To survive in today’s business climate, business leaders must be prepared for the future, and this book does just that. By guiding not just intelligence professionals, but all levels of business managers to imagine the future via a competitive intelligence technique called scenario planning, readers learn to test their current strategic and tactical decisions by anticipating the future, applying their decisions and repositioning their organization to succeed.

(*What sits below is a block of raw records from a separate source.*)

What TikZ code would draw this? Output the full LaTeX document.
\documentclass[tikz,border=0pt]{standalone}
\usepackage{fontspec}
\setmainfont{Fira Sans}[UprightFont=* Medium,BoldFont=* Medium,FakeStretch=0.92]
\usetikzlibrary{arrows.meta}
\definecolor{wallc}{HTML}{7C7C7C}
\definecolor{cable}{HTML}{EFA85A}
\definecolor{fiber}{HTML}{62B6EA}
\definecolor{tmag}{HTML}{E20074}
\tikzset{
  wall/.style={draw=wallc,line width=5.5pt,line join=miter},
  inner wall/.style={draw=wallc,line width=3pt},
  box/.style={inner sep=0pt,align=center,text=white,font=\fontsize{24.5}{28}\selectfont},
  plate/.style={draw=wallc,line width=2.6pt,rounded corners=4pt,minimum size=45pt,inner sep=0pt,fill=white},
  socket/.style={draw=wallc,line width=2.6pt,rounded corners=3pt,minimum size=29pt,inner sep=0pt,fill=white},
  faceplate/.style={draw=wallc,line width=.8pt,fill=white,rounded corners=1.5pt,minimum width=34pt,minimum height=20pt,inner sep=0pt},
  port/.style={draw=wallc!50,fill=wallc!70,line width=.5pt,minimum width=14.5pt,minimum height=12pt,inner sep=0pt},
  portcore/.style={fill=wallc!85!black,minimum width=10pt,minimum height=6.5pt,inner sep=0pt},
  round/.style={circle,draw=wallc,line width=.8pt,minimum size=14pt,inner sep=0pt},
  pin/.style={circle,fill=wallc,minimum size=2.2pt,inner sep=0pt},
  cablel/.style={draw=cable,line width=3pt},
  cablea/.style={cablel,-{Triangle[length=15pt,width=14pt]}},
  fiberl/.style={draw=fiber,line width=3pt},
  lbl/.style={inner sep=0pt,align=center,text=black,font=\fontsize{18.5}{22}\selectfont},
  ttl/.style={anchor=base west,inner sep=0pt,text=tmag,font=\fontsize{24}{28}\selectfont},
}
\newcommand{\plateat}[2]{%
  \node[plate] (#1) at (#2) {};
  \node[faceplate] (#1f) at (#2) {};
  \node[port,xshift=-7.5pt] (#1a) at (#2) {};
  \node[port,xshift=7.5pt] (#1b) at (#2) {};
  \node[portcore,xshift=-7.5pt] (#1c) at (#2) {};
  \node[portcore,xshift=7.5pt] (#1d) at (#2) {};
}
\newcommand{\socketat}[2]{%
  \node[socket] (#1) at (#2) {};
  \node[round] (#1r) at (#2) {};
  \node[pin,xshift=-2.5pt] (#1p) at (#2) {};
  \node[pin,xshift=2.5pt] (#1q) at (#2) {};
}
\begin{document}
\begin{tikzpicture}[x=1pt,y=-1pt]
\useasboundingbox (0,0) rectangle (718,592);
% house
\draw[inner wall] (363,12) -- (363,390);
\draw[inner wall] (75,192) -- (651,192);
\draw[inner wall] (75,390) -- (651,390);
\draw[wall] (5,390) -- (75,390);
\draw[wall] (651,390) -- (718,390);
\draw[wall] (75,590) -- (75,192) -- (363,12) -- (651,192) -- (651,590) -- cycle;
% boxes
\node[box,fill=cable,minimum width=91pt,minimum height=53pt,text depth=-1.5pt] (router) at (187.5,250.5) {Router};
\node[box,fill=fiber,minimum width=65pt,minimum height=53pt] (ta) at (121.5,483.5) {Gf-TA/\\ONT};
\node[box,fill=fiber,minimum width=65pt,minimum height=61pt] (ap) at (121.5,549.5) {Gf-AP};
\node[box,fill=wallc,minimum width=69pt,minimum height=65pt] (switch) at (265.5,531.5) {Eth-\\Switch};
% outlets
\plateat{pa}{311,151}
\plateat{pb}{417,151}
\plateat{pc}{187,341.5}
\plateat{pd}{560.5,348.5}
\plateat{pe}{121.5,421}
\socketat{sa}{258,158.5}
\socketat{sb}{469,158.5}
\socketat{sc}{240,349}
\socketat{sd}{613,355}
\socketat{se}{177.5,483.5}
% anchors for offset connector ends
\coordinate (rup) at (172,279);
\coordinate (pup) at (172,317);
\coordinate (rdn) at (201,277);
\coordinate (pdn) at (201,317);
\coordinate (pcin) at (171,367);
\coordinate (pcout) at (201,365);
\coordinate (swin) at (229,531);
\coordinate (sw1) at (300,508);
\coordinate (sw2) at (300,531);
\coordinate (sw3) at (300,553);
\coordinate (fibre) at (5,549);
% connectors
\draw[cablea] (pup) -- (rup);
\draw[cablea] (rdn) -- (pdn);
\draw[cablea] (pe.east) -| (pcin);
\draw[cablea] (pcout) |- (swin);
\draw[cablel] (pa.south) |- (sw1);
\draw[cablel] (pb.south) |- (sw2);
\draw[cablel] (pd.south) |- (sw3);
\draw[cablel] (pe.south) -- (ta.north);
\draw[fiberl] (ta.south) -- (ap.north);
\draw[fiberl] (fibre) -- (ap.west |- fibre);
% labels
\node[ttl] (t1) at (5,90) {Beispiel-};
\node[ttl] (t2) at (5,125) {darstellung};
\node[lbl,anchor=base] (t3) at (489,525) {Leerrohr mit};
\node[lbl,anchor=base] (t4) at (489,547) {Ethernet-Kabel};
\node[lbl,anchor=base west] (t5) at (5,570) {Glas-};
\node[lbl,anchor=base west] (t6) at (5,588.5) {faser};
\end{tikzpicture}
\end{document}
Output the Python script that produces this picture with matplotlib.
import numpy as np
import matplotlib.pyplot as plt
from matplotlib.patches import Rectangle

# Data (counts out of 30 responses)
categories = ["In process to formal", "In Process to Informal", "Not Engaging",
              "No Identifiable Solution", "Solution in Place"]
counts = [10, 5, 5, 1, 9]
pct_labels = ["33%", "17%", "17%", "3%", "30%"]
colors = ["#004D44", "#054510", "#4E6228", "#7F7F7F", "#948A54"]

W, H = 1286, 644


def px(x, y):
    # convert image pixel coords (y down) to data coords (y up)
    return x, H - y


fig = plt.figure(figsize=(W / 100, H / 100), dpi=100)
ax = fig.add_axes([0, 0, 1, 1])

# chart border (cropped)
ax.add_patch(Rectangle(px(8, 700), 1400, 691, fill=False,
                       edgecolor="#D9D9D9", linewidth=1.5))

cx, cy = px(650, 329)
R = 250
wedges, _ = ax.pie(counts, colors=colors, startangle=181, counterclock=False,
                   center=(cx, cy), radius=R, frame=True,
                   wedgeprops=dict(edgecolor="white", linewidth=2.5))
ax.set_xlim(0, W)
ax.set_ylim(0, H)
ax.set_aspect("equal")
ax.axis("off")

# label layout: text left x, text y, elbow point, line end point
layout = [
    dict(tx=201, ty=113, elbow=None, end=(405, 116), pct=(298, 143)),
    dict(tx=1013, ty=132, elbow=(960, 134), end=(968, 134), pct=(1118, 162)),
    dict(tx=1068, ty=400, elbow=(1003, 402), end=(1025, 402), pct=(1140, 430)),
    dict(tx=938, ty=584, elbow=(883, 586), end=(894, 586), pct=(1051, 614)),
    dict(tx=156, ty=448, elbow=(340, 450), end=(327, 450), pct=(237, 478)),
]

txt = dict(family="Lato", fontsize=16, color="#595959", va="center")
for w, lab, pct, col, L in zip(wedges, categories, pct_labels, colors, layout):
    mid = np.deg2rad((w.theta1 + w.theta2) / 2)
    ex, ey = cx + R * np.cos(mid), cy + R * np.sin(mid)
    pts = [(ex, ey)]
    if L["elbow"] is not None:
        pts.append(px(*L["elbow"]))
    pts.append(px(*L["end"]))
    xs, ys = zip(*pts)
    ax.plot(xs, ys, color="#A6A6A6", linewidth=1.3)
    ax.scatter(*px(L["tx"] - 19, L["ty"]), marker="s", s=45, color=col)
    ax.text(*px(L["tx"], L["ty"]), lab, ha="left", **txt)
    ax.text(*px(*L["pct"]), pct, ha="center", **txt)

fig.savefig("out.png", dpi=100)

Learning from the Future uses competitive foresight scenarios, teaching readers to create multiple potential scenarios against which they test their current business decisions. The authors instruct on how to anticipate the evolution of industries, technologies, mergers, customer behavior, etc. to gain foresight into an organization’s strategic decision-making. Their concept of “foresight methodology” helps the reader take advantage of possible developments to strategically plan and improve the positioning of their organization.
This book covers:
- Basic scenario construction;
- Applying scenarios to evaluate competitors, technology, corporate policy- and decision-making as well as customer behavior;
- Preparing your organization to use scenario planning effectively; and
- Identifying the common pitfalls of scenario planning.
It offers the expertise of 24 of the world’s top scenario developers, including case studies covering a wide array of topics from rapid technology innovation to investment opportunities.
Aside from editors Liam Fahey and Robert Randall, experts and authors including Peter Schwartz (The Art of the Long View), Kees van der Heijden (Scenarios: The Art of Strategic Conversation) and Ian Wilson (Scenario Planning Handbook Developing Strategies in Uncertain Times) share their insight and experience. They ask readers to think beyond the routine questions and considerations (what if costs increase? Prices drop?), to consider a broader scope of possibilities.
“Organizations must create intellectual and organizational tension around distinctly different views of the future,” touts Oxford University’s Richard Pascale (author of Managing on the Edge: How the Smartest Companies Use Conflict to Stay Ahead). “Learning from the Future demonstrates why scenarios are ideally suited to generate such tension and how to use scenario learning as a steppingstone to superior strategies.”
This book is a must-read for any business manager interested in creating, then exploring the outcomes of various scenarios to learn from the future before it happens and grow their business using Competitive Foresight.